Professional credentials valued across the Saudi risk management community include the Financial Risk Manager qualification from GARP, the Professional Risk Manager qualification from PRMIA, and in credit-focused roles the CFA charter for its investment analysis depth. Our Investment Risk and Taxation credential provides structured coverage of investment risk frameworks and the interaction between risk management and the financial instrument environment within which Saudi institutions operate — directly relevant to risk professionals working with the sukuk, Islamic finance products, and equity exposures that constitute major components of Saudi bank balance sheets and investment portfolios. Our Derivatives credential addresses the complex financial instruments used in Saudi treasury management, project finance structuring, and the capital markets activities of CMA-licensed institutions — knowledge directly applicable to the market risk and treasury risk functions at major Saudi banks. Our Core Regulatory Programme for Saudi Arabia provides the jurisdiction-specific regulatory foundation that risk professionals need — from SAMA's capital adequacy requirements and cybersecurity framework to the CMA's market risk governance standards and the Islamic finance regulatory principles that apply across the Saudi financial sector's unique dual framework of conventional and Sharia-compliant institutional supervision.

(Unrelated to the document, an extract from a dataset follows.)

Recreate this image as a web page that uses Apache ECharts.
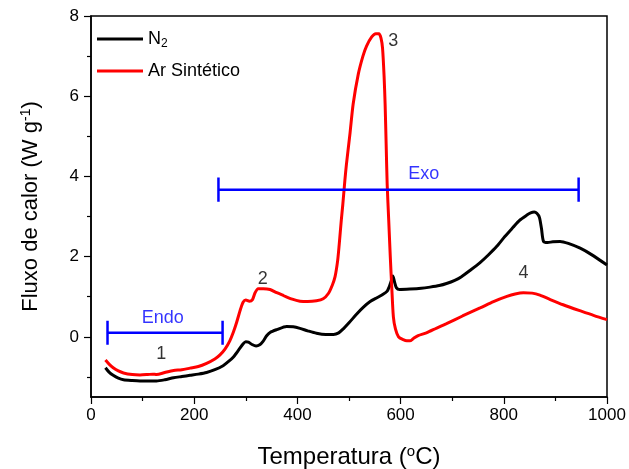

Risk management in Saudi Arabia is a profession of genuine consequence. The institutions whose risk frameworks are adequate will participate fully in the Kingdom's most significant economic transformation in a generation. Those whose frameworks are inadequate face SAMA's increasingly active enforcement posture — and the personal professional consequences that regulatory action against named senior executives creates. The risk professionals who build the frameworks, govern the processes, and engage the regulators that ensure the former outcome rather than the latter are not back-office support staff. They are among the most consequential contributors to a financial system on which the economic ambitions of thirty-six million people and the Vision 2030 transformation of an entire nation depend.